Today on my way to work a woman sat next to me. "You're lucky you can read on the bus," she said. "If I read on the bus I get sick." She takes a book along to read between buses, she explained, but she's left to watch the scenery once the bus starts.
I'm on my 30th book since I started riding buses and light rail to work in February. The big reason why I'm willing to lengthen my commute from an average of about a half-hour to more than an hour is the time it provides for reading. Yes, it is also more relaxing than driving and certainly less stressful, but the ability to read books is the real selling point. Reading is not easy for me. I have to work at it. Before I started taking transit to work I might read a couple of books a year, but never as many as I wanted. It was simply too difficult to carve out time after work.

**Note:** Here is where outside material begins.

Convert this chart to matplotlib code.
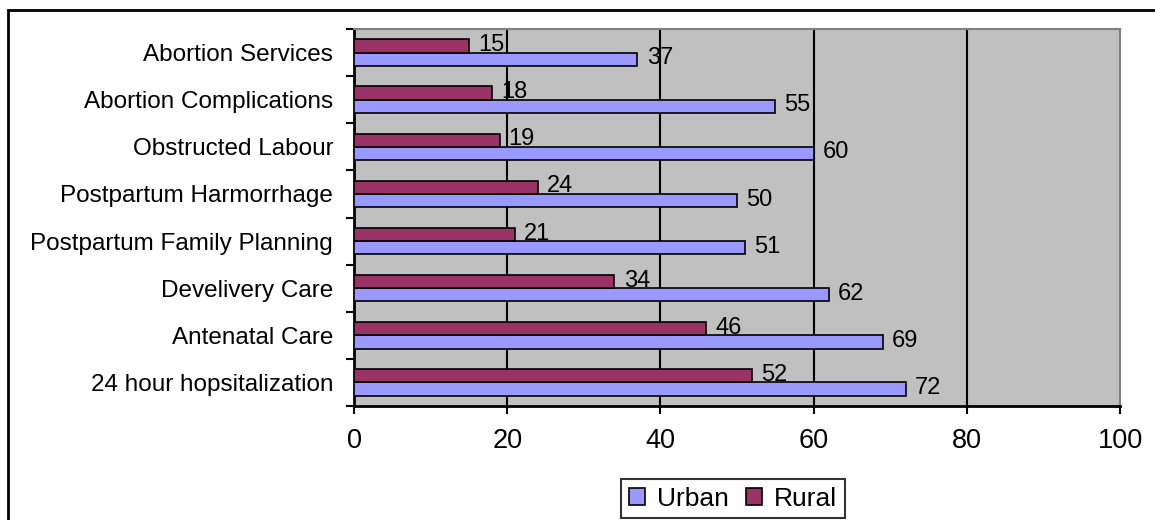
import matplotlib.pyplot as plt
import matplotlib.patches as mpatches
import numpy as np

plt.rcParams['font.family'] = ['Liberation Sans', 'DejaVu Sans']

categories = ['24 hour hopsitalization', 'Antenatal Care', 'Develivery Care',
              'Postpartum Family Planning', 'Postpartum Harmorrhage',
              'Obstructed Labour', 'Abortion Complications', 'Abortion Services']
urban = [72, 69, 62, 51, 50, 60, 55, 37]
rural = [52, 46, 34, 21, 24, 19, 18, 15]
x_ticks = [0, 20, 40, 60, 80, 100]

urban_color = '#9999FF'
rural_color = '#993366'
fs_cat = 17.5
fs_val = 17
fs_x = 19.5
fs_leg = 19

fig = plt.figure(figsize=(11.55, 5.2), dpi=100)
ax = fig.add_axes([354 / 1155, 1 - 406 / 520, (1120 - 354) / 1155, (406 - 29) / 520])
ax.set_facecolor('#C0C0C0')

pos = np.arange(len(categories))
h = 0.28
bu = ax.barh(pos - h / 2, urban, height=h, color=urban_color, edgecolor='black',
             linewidth=1.2, label='Urban', zorder=3)
br = ax.barh(pos + h / 2, rural, height=h, color=rural_color, edgecolor='black',
             linewidth=1.2, label='Rural', zorder=3)

for bars, vals in ((bu, urban), (br, rural)):
    for b, v in zip(bars, vals):
        ax.text(v + 1.2, b.get_y() + b.get_height() / 2 + 0.02, str(v), va='center',
                ha='left', fontsize=fs_val, zorder=4)

ax.set_xlim(0, 100)
ax.set_ylim(-0.5, len(categories) - 0.5)
ax.set_xticks(x_ticks)
ax.set_xticklabels([str(t) for t in x_ticks], fontsize=fs_x)
ax.tick_params(axis='x', length=6, width=1.5, direction='out', pad=10)

# category labels between the boundary ticks
ax.set_yticks(np.arange(len(categories) + 1) - 0.5)
ax.set_yticklabels([])
ax.set_yticks(pos, minor=True)
ax.set_yticklabels(categories, minor=True, fontsize=fs_cat)
ax.tick_params(axis='y', which='major', length=6, width=1.5, direction='out')
ax.tick_params(axis='y', which='minor', length=0, pad=15)

for t in x_ticks[1:-1]:
    ax.axvline(t, color='black', linewidth=1.5, zorder=1)

ax.spines['left'].set_linewidth(2)
ax.spines['bottom'].set_linewidth(2)
ax.spines['top'].set_color('#808080')
ax.spines['right'].set_color('#808080')
ax.spines['top'].set_linewidth(1.5)
ax.spines['right'].set_linewidth(1.5)

leg = fig.legend(handles=[bu, br], labels=['Urban', 'Rural'], loc='center',
                 bbox_to_anchor=(733 / 1155, 1 - 498.5 / 520), ncol=2, fontsize=fs_leg,
                 frameon=True, fancybox=False, edgecolor='black',
                 handlelength=0.6, handleheight=0.6, handletextpad=0.45,
                 columnspacing=0.65, borderpad=0.3, borderaxespad=0)
leg.get_frame().set_linewidth(1.5)

# outer chart border
fig.patches.append(mpatches.Rectangle((8 / 1155, -0.1), 1.2, 1 - 10 / 520 + 0.1,
                                      transform=fig.transFigure, fill=False,
                                      edgecolor='black', linewidth=2))

fig.savefig('out.png', dpi=100)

This morning I was having trouble reading my book. It doesn't help that I'm reading a 600-plus page hardback. The thing is unwieldy and heavy. But something else was up, something with my eyes. I'm hoping it is just something leftover from the eye exam yesterday. The doctor said my eyes are fine, or at least correctable.
Of course, my real fear is that reading on the bus will cause me to go blind. Or grow hair on the palm of my hand.
When I was a child I couldn't read in a car without getting carsick. But I could eat chocolate. Now I can't eat chocolate without feeling nauseous. But I can read on the bus. I consider that a fair trade, although I have friends who think a life without chocolate would be unendurable.
I don't know what I would do if I couldn't read on the bus.
2 comments:
does the problem have anything to do with your arms being too short to hold the 600 page book at a distance comfortable for reading??? Yes??? Then welcome to the world of presbyopia; you've just come of age.
If I wasn't so self-conscious, I would bring a pillow to put on my lap and rest the book on that.
I can use my backpack on the way home, but on the way to work I have a travel mug of coffee that leaks if not kept upright.